The spending categories with the largest e-commerce increases were building and gardening supplies, food and beverage, and health and personal care products. Online building and gardening supply purchases more than doubled from $4 billion in the first quarter to $8.2 billion in the second, spurred by a home improvement spending spree. If you have to be at home all the time, why not make it nicer? Frequently purchased items like food and health products were much less likely to be purchased online before Covid-19, compared to periodic purchases like clothing and electronics. Yet more shoppers, concerned about the health risks of heading to stores, finally took the plunge and went online for their daily needs.

Motor vehicle spending is one area that hasn’t seen much of an online jump.

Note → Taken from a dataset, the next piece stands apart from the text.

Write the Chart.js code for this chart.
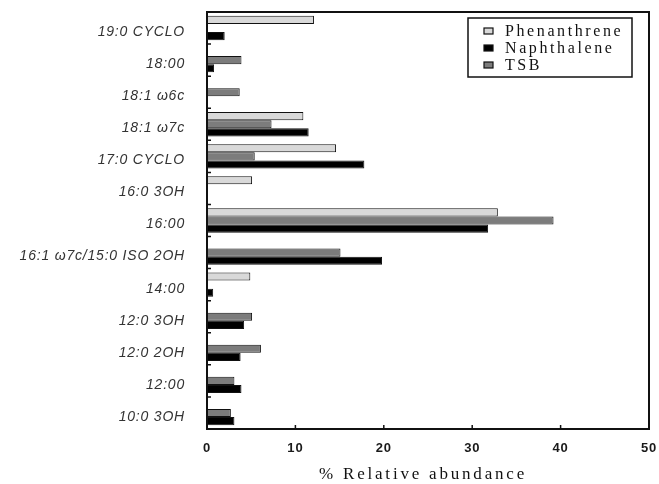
<!DOCTYPE html>
<html>
<head>
<meta charset="utf-8">
<script src="https://cdn.jsdelivr.net/npm/chart.js@4"></script>
<style>
  body { margin: 0; background: #fff; }
  #wrap { width: 659px; height: 484px; }
</style>
</head>
<body>
<div id="wrap"><canvas id="fames" width="659" height="484"></canvas></div>
<script>
const fattyAcids = ['19:0 CYCLO', '18:00', '18:1 ω6c', '18:1 ω7c', '17:0 CYCLO', '16:0 3OH', '16:00',
    '16:1 ω7c/15:0 ISO 2OH', '14:00', '12:0 3OH', '12:0 2OH', '12:00', '10:0 3OH'];
const phenanthrene = [12.1, null, null, 10.9, 14.6, 5.1, 32.9, null, 4.9, null, null, null, null];
const tsb = [null, 3.9, 3.7, 7.3, 5.4, null, 39.2, 15.1, null, 5.1, 6.1, 3.1, 2.7];
const naphthalene = [2.0, 0.8, null, 11.5, 17.8, null, 31.8, 19.8, 0.7, 4.2, 3.8, 3.9, 3.1];
const xTicks = [0, 10, 20, 30, 40, 50];

// legend order differs from bar order inside a group
const legendItems = [
    { label: 'Phenanthrene', color: '#d9d9d9' },
    { label: 'Naphthalene', color: '#000000' },
    { label: 'TSB', color: '#7c7c7c' }
];

// frame, inward ticks, legend box and axis title
const decor = {
    id: 'decor',
    beforeDraw(chart) {
        chart.ctx.letterSpacing = '0.8px';
    },
    afterDraw(chart) {
        const ctx = chart.ctx;
        const a = chart.chartArea;
        const xs = chart.scales.x;
        const ys = chart.scales.y;
        ctx.save();
        ctx.strokeStyle = '#111';
        ctx.lineWidth = 2;
        ctx.strokeRect(a.left, a.top, a.right - a.left, a.bottom - a.top);

        ctx.lineWidth = 1.5;
        ctx.beginPath();
        xTicks.slice(1, -1).forEach(v => {
            const px = xs.getPixelForValue(v);
            ctx.moveTo(px, a.bottom);
            ctx.lineTo(px, a.bottom - 4);
        });
        const slot = (ys.getPixelForValue(1) - ys.getPixelForValue(0));
        for (let i = 1; i < fattyAcids.length; i++) {
            const py = ys.getPixelForValue(i) - slot / 2;
            ctx.moveTo(a.left, py);
            ctx.lineTo(a.left + 4, py);
        }
        ctx.stroke();

        // legend
        const lx = 468, ly = 18, lw = 164, lh = 59;
        ctx.fillStyle = '#fff';
        ctx.fillRect(lx, ly, lw, lh);
        ctx.lineWidth = 1.5;
        ctx.strokeStyle = '#111';
        ctx.strokeRect(lx, ly, lw, lh);
        ctx.font = '16px "Liberation Serif", "Times New Roman", serif';
        ctx.letterSpacing = '2.6px';
        ctx.textBaseline = 'middle';
        ctx.textAlign = 'left';
        legendItems.forEach((it, i) => {
            const cy = 31 + i * 17;
            ctx.fillStyle = it.color;
            ctx.fillRect(484, cy - 3, 9, 6);
            ctx.lineWidth = 1.2;
            ctx.strokeRect(484, cy - 3, 9, 6);
            ctx.fillStyle = '#111';
            ctx.fillText(it.label, 505, cy + 1);
        });

        // axis title
        ctx.font = '17px "Liberation Serif", "Times New Roman", serif';
        ctx.letterSpacing = '2.8px';
        ctx.textAlign = 'center';
        ctx.fillStyle = '#111';
        ctx.fillText('% Relative abundance', (a.left + a.right) / 2 - 5, 475);
        ctx.restore();
    }
};

new Chart(document.getElementById('fames'), {
    type: 'bar',
    data: {
        labels: fattyAcids,
        datasets: [
            { label: 'Phenanthrene', data: phenanthrene, backgroundColor: '#d9d9d9' },
            { label: 'TSB', data: tsb, backgroundColor: '#7c7c7c' },
            { label: 'Naphthalene', data: naphthalene, backgroundColor: '#000000' }
        ].map(d => Object.assign(d, {
            borderColor: '#111',
            borderWidth: 1,
            borderSkipped: 'start',
            categoryPercentage: 0.76,
            barPercentage: 1.0
        }))
    },
    options: {
        indexAxis: 'y',
        responsive: false,
        animation: false,
        layout: { padding: { top: 12, right: 10, left: 0, bottom: 0 } },
        plugins: { legend: { display: false }, tooltip: { enabled: false } },
        scales: {
            x: {
                min: 0,
                max: 50,
                afterBuildTicks: s => { s.ticks = xTicks.map(v => ({ value: v })); },
                afterFit: s => { s.height = 55; s.paddingLeft = 0; s.paddingRight = 0; },
                grid: { display: false, drawTicks: false },
                border: { display: false },
                ticks: {
                    padding: 12,
                    color: '#1a1a1a',
                    font: { family: '"Liberation Sans", Arial, sans-serif', size: 13, weight: 'bold' }
                }
            },
            y: {
                afterFit: s => { s.width = 207; s.paddingTop = 0; s.paddingBottom = 0; },
                grid: { display: false, drawTicks: false },
                border: { display: false },
                ticks: {
                    padding: 22,
                    labelOffset: 4,
                    color: '#333',
                    font: { family: '"Liberation Sans", Arial, sans-serif', size: 14, style: 'italic' }
                }
            }
        }
    },
    plugins: [decor]
});
</script>
</body>
</html>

It’s an important reason online spending hasn’t surged even more during the pandemic. Over one fifth of all retail spending goes toward vehicles, but less than 4% of those purchases are made online. Revenues for online used car retailer Carvana did shoot up 25%, but in general, for such a large purchase, most people want to see a car before they buy it.

Will online retail ever return to its previous levels? While it’s likely to moderate some, experts believe more e-commerce is just part of the new normal. Retail analysts believe the pandemic has sped the rate at which shoppers would have moved online by a few years, and CEOs are saying it has fundamentally changed the way Americans shop. After stores started to reopen, online shopping remained strong. Even categories like groceries, where e-commerce was slow to catch on, expect to see a large portion continuing to buy online.

In China, where online shopping is even more popular than in the US, online purchases also increased during the early stages of the pandemic. Online spending continued to accelerate even after lockdown restrictions eased. The sales of e-commerce giant Alibaba soared 34% in the second quarter compared to the previous year, even larger rate than the 22% growth of the first quarter.

A lot of aspects of life will go back to normal after the pandemic ends, but how we make purchases doesn’t seem like one of them.